══ Source excerpt

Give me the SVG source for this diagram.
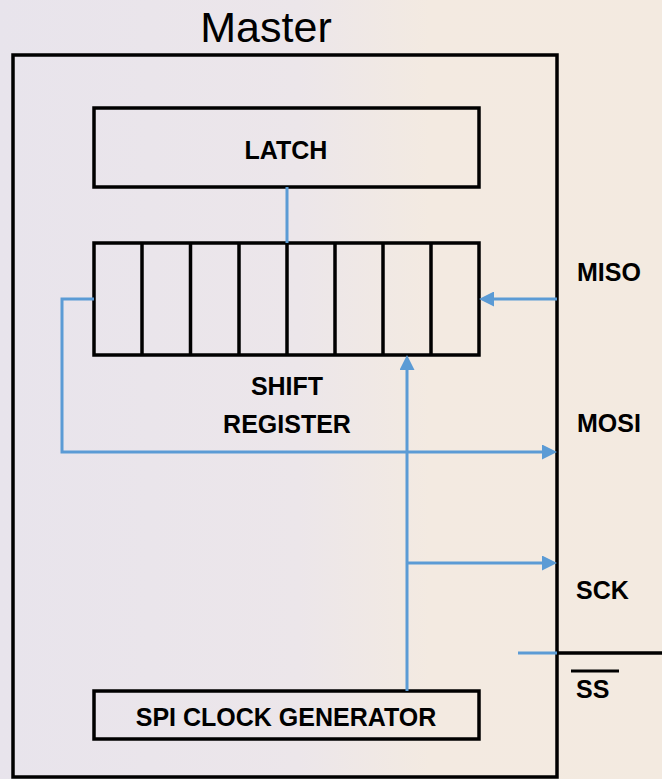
<svg xmlns="http://www.w3.org/2000/svg" width="662" height="779" viewBox="0 0 662 779">
<style>
.box{fill:none;stroke:#000;stroke-width:3.5}
.wire{fill:none;stroke:#5B9BD5;stroke-width:3}
.lbl{font-family:"Liberation Sans",Arial,sans-serif;font-weight:bold;font-size:25px;fill:#000}
.mid{text-anchor:middle}
</style>
<defs>
<linearGradient id="bg" x1="0" y1="0" x2="1" y2="0">
<stop offset="0" stop-color="#E8E4EC"/>
<stop offset="0.45" stop-color="#ECE6EA"/>
<stop offset="0.65" stop-color="#F3EAE1"/>
<stop offset="1" stop-color="#F3EAE0"/>
</linearGradient>
<marker id="arr" viewBox="0 0 15 15" refX="0" refY="7.5" markerWidth="15" markerHeight="15" markerUnits="userSpaceOnUse" orient="auto">
<path d="M0,0 L15,7.5 L0,15 z" fill="#5B9BD5"/>
</marker>
</defs>
<rect x="0" y="0" width="662" height="779" fill="url(#bg)"/>

<g id="master">
<text x="266" y="42" font-family="'Liberation Sans',Arial,sans-serif" font-size="43" text-anchor="middle" fill="#000">Master</text>
<rect class="box" x="13" y="55" width="544" height="722"/>
</g>

<g id="latch">
<rect class="box" x="94" y="108" width="385" height="79"/>
<text class="lbl mid" x="286" y="159">LATCH</text>
</g>

<g id="shift-register">
<rect class="box" x="94" y="243" width="385" height="112"/>
<path class="box" d="M142,243V355M190.5,243V355M239,243V355M287,243V355M335,243V355M383,243V355M431,243V355"/>
<text class="lbl mid" x="287" y="395">SHIFT</text>
<text class="lbl mid" x="287" y="433">REGISTER</text>
</g>

<g id="clock-gen">
<rect class="box" x="94" y="691" width="385" height="48"/>
<text class="lbl mid" x="286" y="726">SPI CLOCK GENERATOR</text>
</g>

<g id="miso"><text class="lbl" x="577" y="281">MISO</text></g>
<g id="mosi"><text class="lbl" x="577" y="432">MOSI</text></g>
<g id="sck"><text class="lbl" x="576" y="599">SCK</text></g>
<g id="ss">
<text class="lbl" x="576" y="698">SS</text>
<line x1="571" y1="671" x2="619" y2="671" stroke="#000" stroke-width="3"/>
<line x1="557" y1="653" x2="662" y2="653" stroke="#000" stroke-width="3.5"/>
</g>

<g id="connectors">
<line class="wire" x1="287" y1="187" x2="287" y2="243"/>
<line class="wire" x1="557" y1="299" x2="494" y2="299" marker-end="url(#arr)"/>
<polyline class="wire" points="94,299 62,299 62,452 542,452" marker-end="url(#arr)"/>
<line class="wire" x1="407" y1="691" x2="407" y2="370" marker-end="url(#arr)"/>
<line class="wire" x1="407" y1="563" x2="542" y2="563" marker-end="url(#arr)"/>
<line class="wire" x1="518" y1="653" x2="557" y2="653"/>
</g>
</svg>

════

Reproduce all of the data exactly; the pictures do not belong in the copy.

Give me the SVG source for this diagram.
<svg xmlns="http://www.w3.org/2000/svg" width="662" height="779" viewBox="0 0 662 779">
<style>
.box{fill:none;stroke:#000;stroke-width:3.5}
.wire{fill:none;stroke:#5B9BD5;stroke-width:3}
.lbl{font-family:"Liberation Sans",Arial,sans-serif;font-weight:bold;font-size:25px;fill:#000}
.mid{text-anchor:middle}
</style>
<defs>
<linearGradient id="bg" x1="0" y1="0" x2="1" y2="0">
<stop offset="0" stop-color="#E8E4EC"/>
<stop offset="0.45" stop-color="#ECE6EA"/>
<stop offset="0.65" stop-color="#F3EAE1"/>
<stop offset="1" stop-color="#F3EAE0"/>
</linearGradient>
<marker id="arr" viewBox="0 0 15 15" refX="0" refY="7.5" markerWidth="15" markerHeight="15" markerUnits="userSpaceOnUse" orient="auto">
<path d="M0,0 L15,7.5 L0,15 z" fill="#5B9BD5"/>
</marker>
</defs>
<rect x="0" y="0" width="662" height="779" fill="url(#bg)"/>

<g id="master">
<text x="266" y="42" font-family="'Liberation Sans',Arial,sans-serif" font-size="43" text-anchor="middle" fill="#000">Master</text>
<rect class="box" x="13" y="55" width="544" height="722"/>
</g>

<g id="latch">
<rect class="box" x="94" y="108" width="385" height="79"/>
<text class="lbl mid" x="286" y="159">LATCH</text>
</g>

<g id="shift-register">
<rect class="box" x="94" y="243" width="385" height="112"/>
<path class="box" d="M142,243V355M190.5,243V355M239,243V355M287,243V355M335,243V355M383,243V355M431,243V355"/>
<text class="lbl mid" x="287" y="395">SHIFT</text>
<text class="lbl mid" x="287" y="433">REGISTER</text>
</g>

<g id="clock-gen">
<rect class="box" x="94" y="691" width="385" height="48"/>
<text class="lbl mid" x="286" y="726">SPI CLOCK GENERATOR</text>
</g>

<g id="miso"><text class="lbl" x="577" y="281">MISO</text></g>
<g id="mosi"><text class="lbl" x="577" y="432">MOSI</text></g>
<g id="sck"><text class="lbl" x="576" y="599">SCK</text></g>
<g id="ss">
<text class="lbl" x="576" y="698">SS</text>
<line x1="571" y1="671" x2="619" y2="671" stroke="#000" stroke-width="3"/>
<line x1="557" y1="653" x2="662" y2="653" stroke="#000" stroke-width="3.5"/>
</g>

<g id="connectors">
<line class="wire" x1="287" y1="187" x2="287" y2="243"/>
<line class="wire" x1="557" y1="299" x2="494" y2="299" marker-end="url(#arr)"/>
<polyline class="wire" points="94,299 62,299 62,452 542,452" marker-end="url(#arr)"/>
<line class="wire" x1="407" y1="691" x2="407" y2="370" marker-end="url(#arr)"/>
<line class="wire" x1="407" y1="563" x2="542" y2="563" marker-end="url(#arr)"/>
<line class="wire" x1="518" y1="653" x2="557" y2="653"/>
</g>
</svg>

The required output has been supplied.